After Salaam, Kevin Richardson, Antron McCray, Raymond Santana and Korey Wise were convicted as teens, they spent several years behind bars for a crime they didn’t commit. It wasn’t until 2002 that the five men were exonerated and the city settled a lawsuit with them after the real perpetrator came forward.

In 2019, Trump was given the chance to apologize to them, but instead he said this: “If you look at some of the prosecutors, they think that the city never should have settled that case.”

“Donald Trump had never in the decades that he and I’ve been out here in New York and nationally taken a position on criminal justice or civil rights in his whole career,” the Rev.
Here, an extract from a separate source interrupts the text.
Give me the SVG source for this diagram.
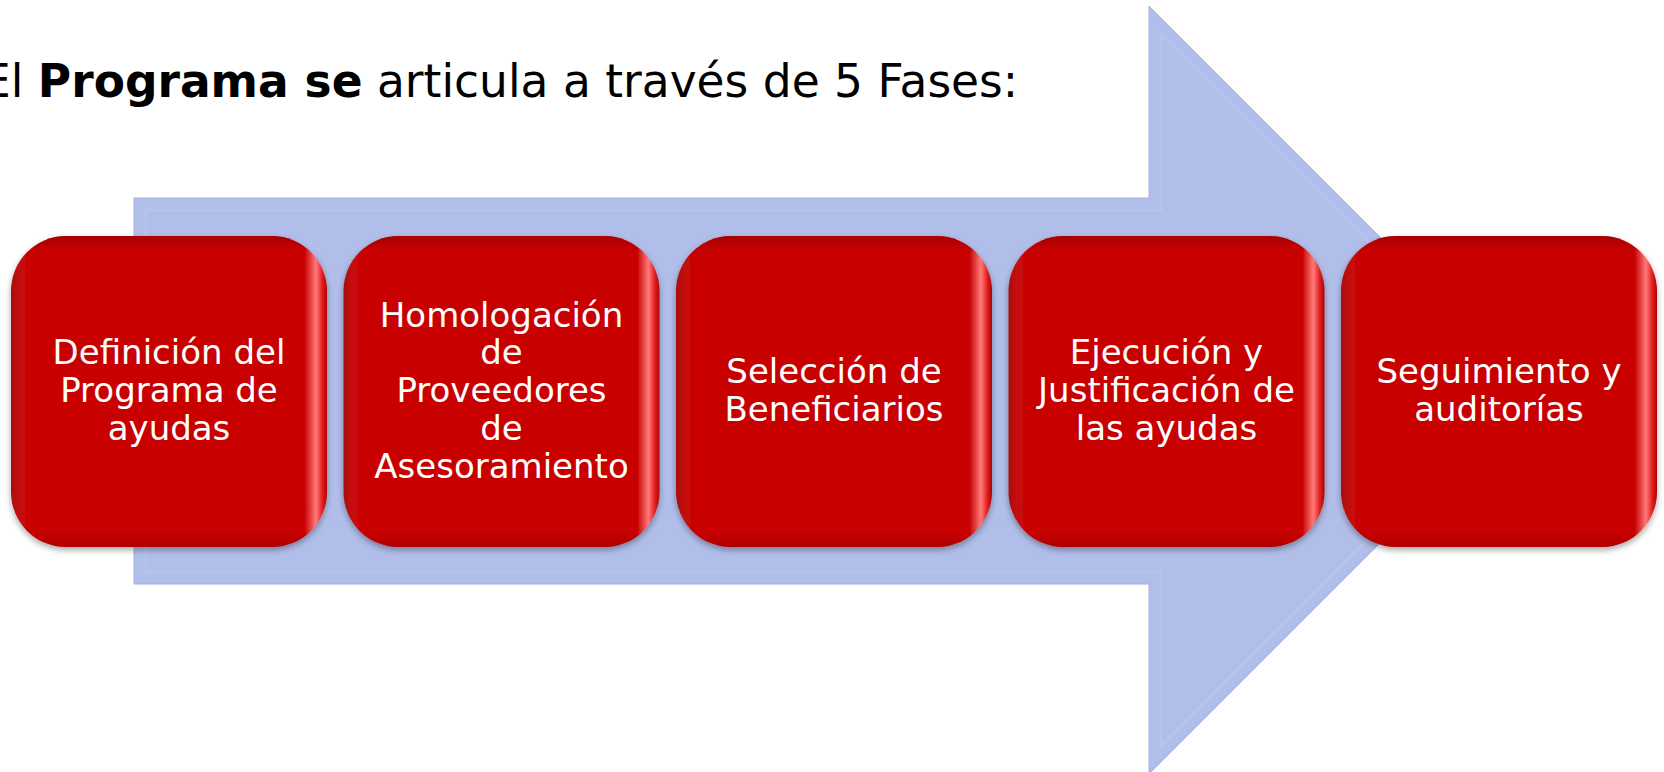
<svg xmlns="http://www.w3.org/2000/svg" width="1664" height="772" viewBox="0 0 1664 772">
<style>
.title{font-family:"DejaVu Sans",Verdana,sans-serif;font-size:45.5px;fill:#000}
.lbl{font-family:"DejaVu Sans",Verdana,sans-serif;font-size:34px;fill:#fff;text-anchor:middle}
.box{fill:url(#hg);filter:url(#sh)}
.boxv{fill:url(#vg)}
</style>
<defs>
<linearGradient id="hg" x1="0" y1="0" x2="1" y2="0">
<stop offset="0" stop-color="#a81010"/>
<stop offset="0.025" stop-color="#c41010"/>
<stop offset="0.05" stop-color="#c80404"/>
<stop offset="0.93" stop-color="#c80404"/>
<stop offset="0.965" stop-color="#ff7a7a"/>
<stop offset="0.985" stop-color="#e02020"/>
<stop offset="1" stop-color="#b00000"/>
</linearGradient>
<linearGradient id="vg" x1="0" y1="0" x2="0" y2="1">
<stop offset="0" stop-color="#900000" stop-opacity="0.55"/>
<stop offset="0.05" stop-color="#900000" stop-opacity="0"/>
<stop offset="0.95" stop-color="#900000" stop-opacity="0"/>
<stop offset="1" stop-color="#900000" stop-opacity="0.45"/>
</linearGradient>
<filter id="sh" x="-10%" y="-10%" width="120%" height="125%">
<feDropShadow dx="0" dy="3" stdDeviation="3" flood-color="#000" flood-opacity="0.35"/>
</filter>
</defs>
<text class="title" x="-18" y="97">El <tspan font-weight="bold">Programa se</tspan> articula a través de 5 Fases:</text>
<g id="arrow">
<path d="M134 198 H1149 V6 L1533 390 L1149 774 V584 H134 Z" fill="#b1beea" stroke="#a4b1dd" stroke-width="1"/>
<path d="M146 210 H1161 V34 L1517 390 L1161 746 V572 H146 Z" fill="none" stroke="#b8c4ef" stroke-width="3" opacity="0.7"/>
</g>
<g id="connectors"></g>
<g id="n1">
<rect class="box" x="11" y="236" width="316" height="311" rx="55"/>
<rect class="boxv" x="11" y="236" width="316" height="311" rx="55"/>
<text class="lbl" x="169" y="364">Definición del</text>
<text class="lbl" x="169" y="402">Programa de</text>
<text class="lbl" x="169" y="440">ayudas</text>
</g>
<g id="n2">
<rect class="box" x="343.5" y="236" width="316" height="311" rx="55"/>
<rect class="boxv" x="343.5" y="236" width="316" height="311" rx="55"/>
<text class="lbl" x="501.5" y="326.5">Homologación</text>
<text class="lbl" x="501.5" y="364.3">de</text>
<text class="lbl" x="501.5" y="402">Proveedores</text>
<text class="lbl" x="501.5" y="439.8">de</text>
<text class="lbl" x="501.5" y="477.6">Asesoramiento</text>
</g>
<g id="n3">
<rect class="box" x="676" y="236" width="316" height="311" rx="55"/>
<rect class="boxv" x="676" y="236" width="316" height="311" rx="55"/>
<text class="lbl" x="834" y="383">Selección de</text>
<text class="lbl" x="834" y="421">Beneficiarios</text>
</g>
<g id="n4">
<rect class="box" x="1008.5" y="236" width="316" height="311" rx="55"/>
<rect class="boxv" x="1008.5" y="236" width="316" height="311" rx="55"/>
<text class="lbl" x="1166.5" y="364">Ejecución y</text>
<text class="lbl" x="1166.5" y="402">Justificación de</text>
<text class="lbl" x="1166.5" y="440">las ayudas</text>
</g>
<g id="n5">
<rect class="box" x="1341" y="236" width="316" height="311" rx="55"/>
<rect class="boxv" x="1341" y="236" width="316" height="311" rx="55"/>
<text class="lbl" x="1499" y="383">Seguimiento y</text>
<text class="lbl" x="1499" y="421">auditorías</text>
</g>
</svg>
Al Sharpton, host of "PoliticsNation" on MSNBC and the president of the National Action Network, pointed out on my show recently.

“The only time he did that was taking out [an ad] calling for the death penalty of these young men. And of course, then when he got into politics, he entered on birtherism saying that Barack Obama was not a real American. So it seems like he only gets involved when it’s race — against a Black [person].” 

As we await news of Trump’s arraignment Tuesday, expecting at least one rally in his support and bracing ourselves for even more rhetoric Tuesday evening in a post-arraignment speech he has announced, it’s clear Trump’s modus operandi hasn’t changed much since the late ’80s, when he helped solidify a wrongful conviction for Salaam and his peers. In the coming weeks, perhaps months, we’ll see whether or not some form of justice catches up with him.